Cahier de recherche no 2017-05

Classes sociales et fiscalité : comment perçoit-on la classe moyenne? Des résultats confrontant la réalité et la fiction

Antoine Genest-Grégoire, Jean-Herman Guay et Luc Godbout

La classe moyenne occupe une place prépondérante dans le discours de nos élus. Les politiciens de toutes les orientations disent parler au nom de la classe moyenne et avoir à cœur ses intérêts. Ce cahier de recherche vise à mesurer le sentiment d’appartenance des Québécois à la classe moyenne, à la comparer à une mesure reconnue de cette classe et à observer comment cette perception influe sur leur perception de la répartition des impôts.

La théorie la plus courante en ce qui concerne la perception biaisée de la classe sociale est la théorie du groupe de référence, qui stipule que les individus auraient tendance à se placer plus proche du centre de la distribution des revenus qu’ils ne le sont réellement, parce qu’ils évaluent leur position relative en fonction de leur cercle social plutôt que de la société à laquelle ils appartiennent dans son ensemble. Comme les individus tendent à côtoyer des personnes qui leur ressemblent, ils auraient alors tendance à se considérer comme proche de la moyenne, même s’ils appartiennent à des classes défavorisées ou privilégiées. Le corollaire de cette théorie est que les individus auraient tendance à sous-estimer le degré d’inégalités au sein de leur société.

Une des définitions courantes de la classe moyenne est de considérer que les personnes dont le revenu est compris entre 75 et 150 % du revenu médian en font partie. Cette mesure indique, par exemple, qu’un célibataire québécois fait partie de la classe moyenne si son revenu est compris entre 29 000 $ et 57 000 $ par an, avant impôts mais après transferts gouvernementaux tels que les prestations familiales ou de retraite. Il en va de même pour une famille de 4 personnes si son revenu total est compris entre 58 000 $ et 114 000 $ par an. Selon ces bornes, ce sont près de 42 % des ménages québécois qui appartiennent à la classe moyenne.

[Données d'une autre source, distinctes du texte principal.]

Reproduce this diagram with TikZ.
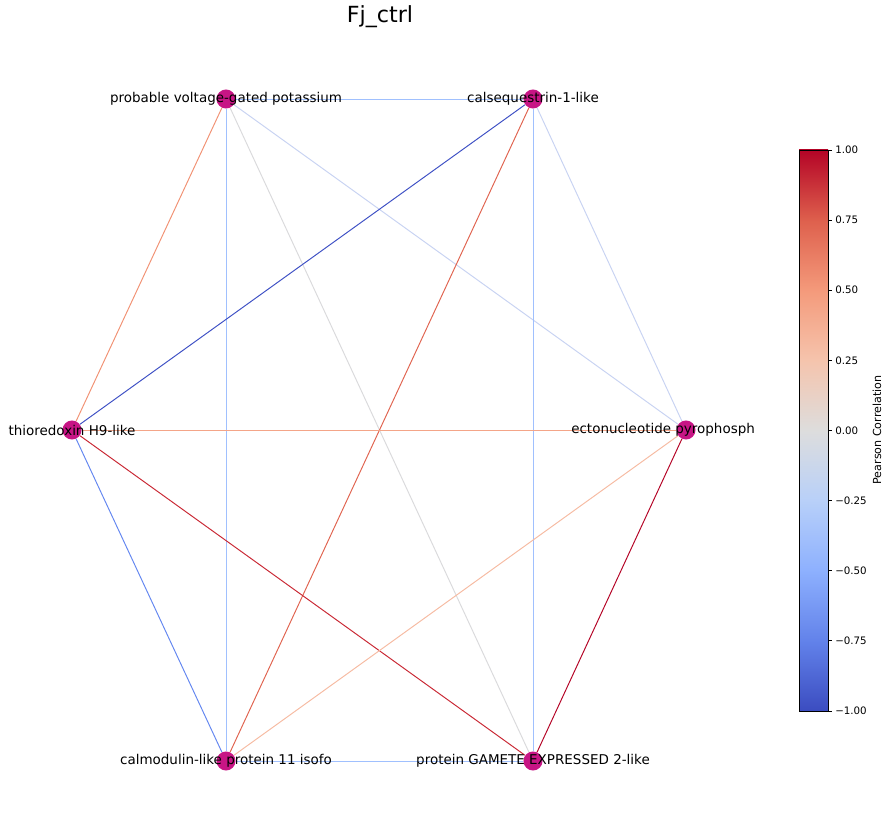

Par contre, lorsque l’on demande directement aux Québécois à quelle classe ils croient appartenir, près 56 % d’entre eux croient faire partie de la classe moyenne. Ce sont majoritairement les personnes plus aisées, dont les revenus sont trop élevés pour faire partie de la classe moyenne, qui croient à tort en faire partie.

Cette différence entre classe perçue et classe réelle se reflète également dans la perception de la répartition de l’impôt sur le revenu.

Le cahier de recherche apporte un nouvel éclairage sur les inégalités de classes perçues et réelles au Québec et sur l’effet de telles perceptions sur la structure des débats politiques autour de la fiscalité.